** BEGIN Material **
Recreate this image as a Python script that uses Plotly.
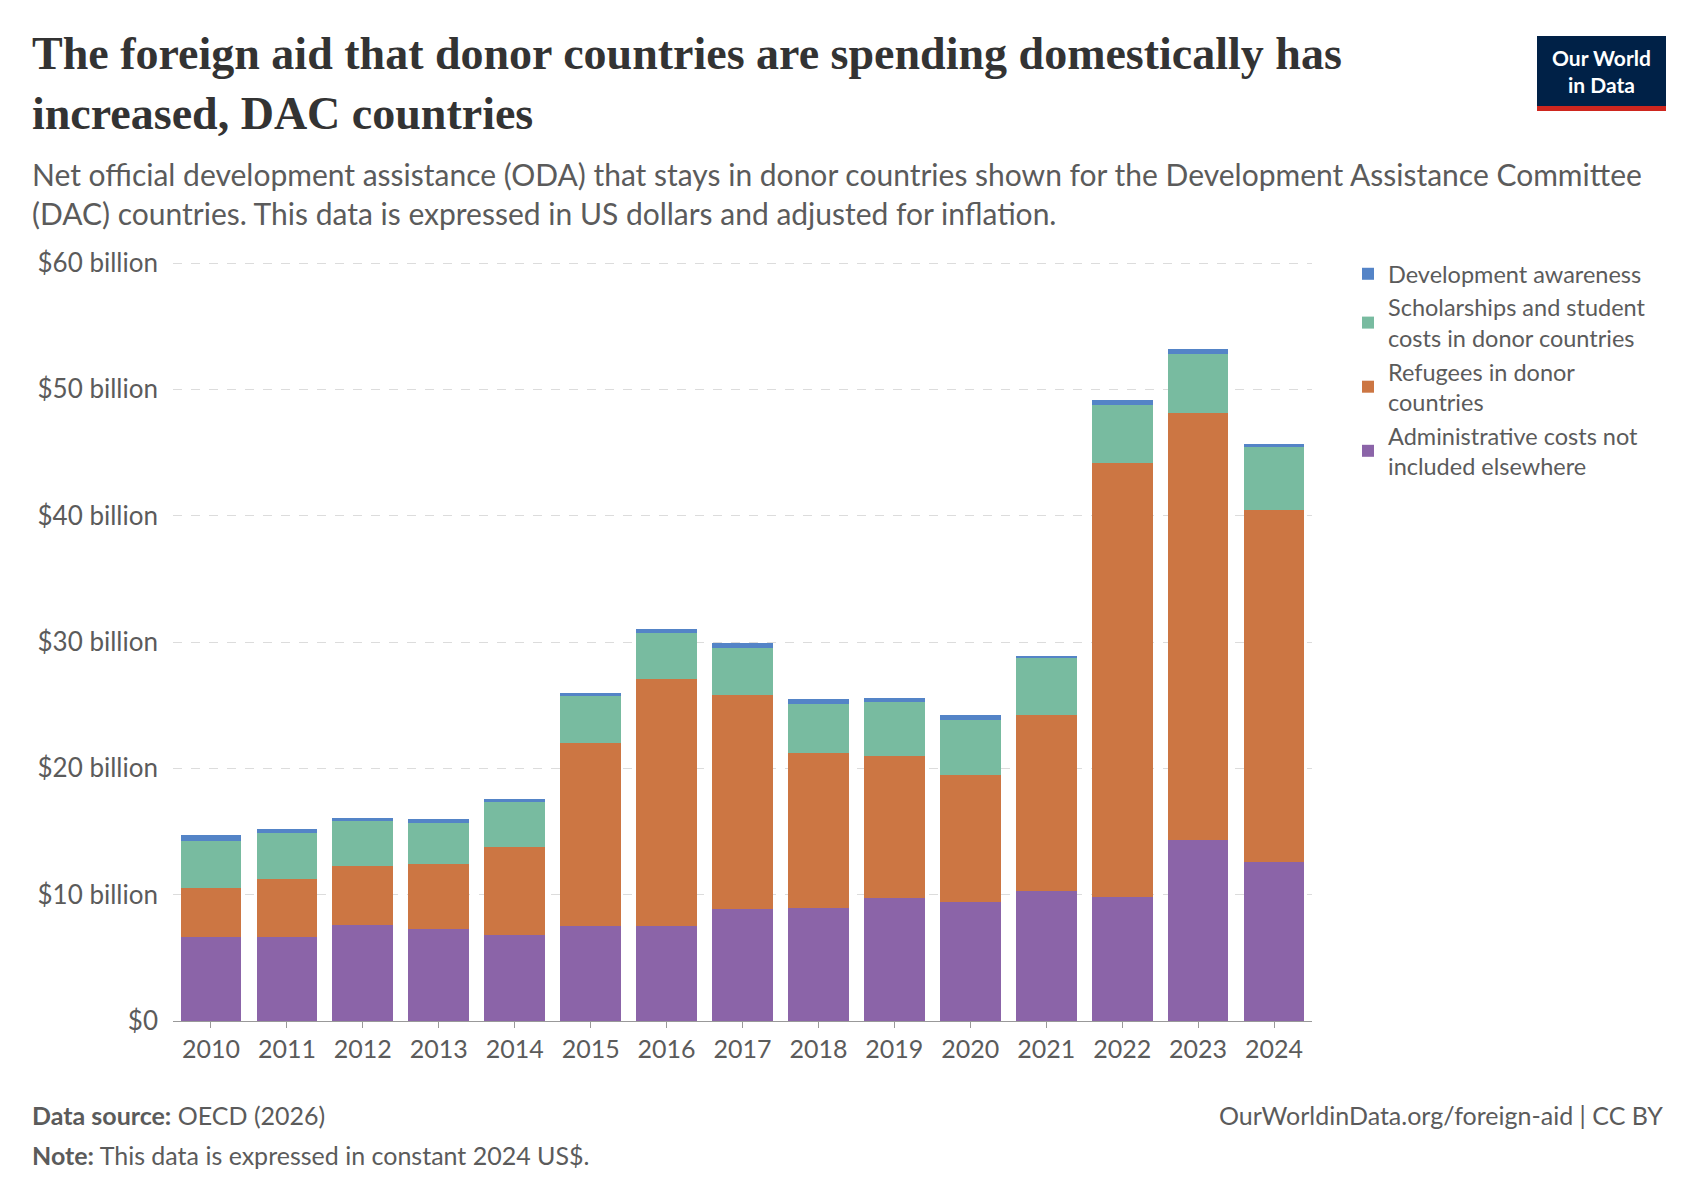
import plotly.graph_objects as go

years = [str(y) for y in range(2010, 2025)]
admin = [6.65, 6.65, 7.6, 7.25, 6.8, 7.5, 7.5, 8.9, 8.95, 9.7, 9.45, 10.3, 9.8, 14.3, 12.55]
refugees_top = [10.5, 11.25, 12.3, 12.4, 13.8, 22.0, 27.05, 25.8, 21.2, 21.0, 19.45, 24.2, 44.2, 48.1, 40.45]
schol_top = [14.25, 14.9, 15.8, 15.7, 17.3, 25.7, 30.7, 29.5, 25.1, 25.25, 23.8, 28.7, 48.8, 52.8, 45.4]
total = [14.7, 15.2, 16.1, 16.0, 17.6, 26.0, 31.05, 29.9, 25.5, 25.6, 24.2, 28.9, 49.15, 53.2, 45.7]

refugees = [r - a for r, a in zip(refugees_top, admin)]
schol = [s - r for s, r in zip(schol_top, refugees_top)]
aware = [t - s for t, s in zip(total, schol_top)]

W, H = 1700, 1200
L, R, T, B = 165, 396, 250, 187
pw, ph = W - L - R, H - T - B
def px(x): return (x - L) / pw
def py(y): return (H - B - y) / ph

fig = go.Figure()
series = [
    ("Administrative costs not<br>included elsewhere", admin, "#8B64A8"),
    ("Refugees in donor<br>countries", refugees, "#CC7643"),
    ("Scholarships and student<br>costs in donor countries", schol, "#78BBA0"),
    ("Development awareness", aware, "#5484C7"),
]
for name, vals, col in series:
    fig.add_trace(go.Bar(x=years, y=[v * 1e9 for v in vals], name=name,
                         marker=dict(color=col, line=dict(width=0)),
                         hovertemplate="%{x}: %{y:$.3s}<extra>" + name + "</extra>"))

font = "Lato, 'Noto Sans', sans-serif"
grey = "#5b5b5b"
fig.update_layout(
    width=W, height=H, barmode="stack", bargap=0.2,
    plot_bgcolor="white", paper_bgcolor="white",
    margin=dict(l=L, r=R, t=T, b=B, autoexpand=False),
    font=dict(family=font, color=grey, size=24),
    showlegend=True,
    legend=dict(x=px(1340), y=py(244), xanchor="left", yanchor="top",
                traceorder="reversed", font=dict(size=23.5, color=grey),
                itemsizing="constant", tracegroupgap=0, itemwidth=30),
    xaxis=dict(showline=True, linecolor="#999", linewidth=1, ticks="outside",
               ticklen=6, tickcolor="#999", tickfont=dict(size=25, color=grey)),
    yaxis=dict(range=[0, 60.4e9], tickvals=[i * 1e10 for i in range(7)],
               ticktext=["$0"] + [f"${i*10} billion" for i in range(1, 7)],
               gridcolor="#dcdcdc", griddash="dash", zeroline=False,
               tickfont=dict(size=26, color=grey), ticklabelstandoff=14),
)

ann = [
    dict(x=px(22), y=py(18), text="<b>The foreign aid that donor countries are spending domestically has<br>increased, DAC countries</b>",
         font=dict(family="'Liberation Serif', 'DejaVu Serif', serif", size=46, color="#333")),
    dict(x=px(22), y=py(146), text="Net official development assistance (ODA) that stays in donor countries shown for the Development Assistance Committee<br>(DAC) countries. This data is expressed in US dollars and adjusted for inflation.",
         font=dict(size=30, color=grey)),
    dict(x=px(22), y=py(1090), text="<b>Data source:</b> OECD (2026)", font=dict(size=25, color=grey)),
    dict(x=px(22), y=py(1130), text="<b>Note:</b> This data is expressed in constant 2024 US$.", font=dict(size=25, color=grey)),
]
for a in ann:
    fig.add_annotation(xref="paper", yref="paper", xanchor="left", yanchor="top",
                       showarrow=False, align="left", **a)
fig.add_annotation(xref="paper", yref="paper", x=px(1657), y=py(1090), xanchor="right", yanchor="top",
                   showarrow=False, text="OurWorldinData.org/foreign-aid | CC BY", font=dict(size=25, color=grey))

fig.add_shape(type="rect", xref="paper", yref="paper", x0=px(1529), x1=px(1658), y0=py(28), y1=py(98),
              fillcolor="#002147", line=dict(width=0))
fig.add_shape(type="rect", xref="paper", yref="paper", x0=px(1529), x1=px(1658), y0=py(98), y1=py(103),
              fillcolor="#CE261E", line=dict(width=0))
fig.add_annotation(xref="paper", yref="paper", x=px(1593), y=py(63), xanchor="center", yanchor="middle",
                   showarrow=False, text="<b>Our World<br>in Data</b>",
                   font=dict(size=21, color="white"))

fig.write_html("out.html")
** END Material **
> Task brief: Begin at the top of the material above and output each line exactly, stopping after the line that holds "import plotly.graph_objects as go". Leave out pictures.

> Solution to this problem:
Recreate this image as a Python script that uses Plotly.
import plotly.graph_objects as go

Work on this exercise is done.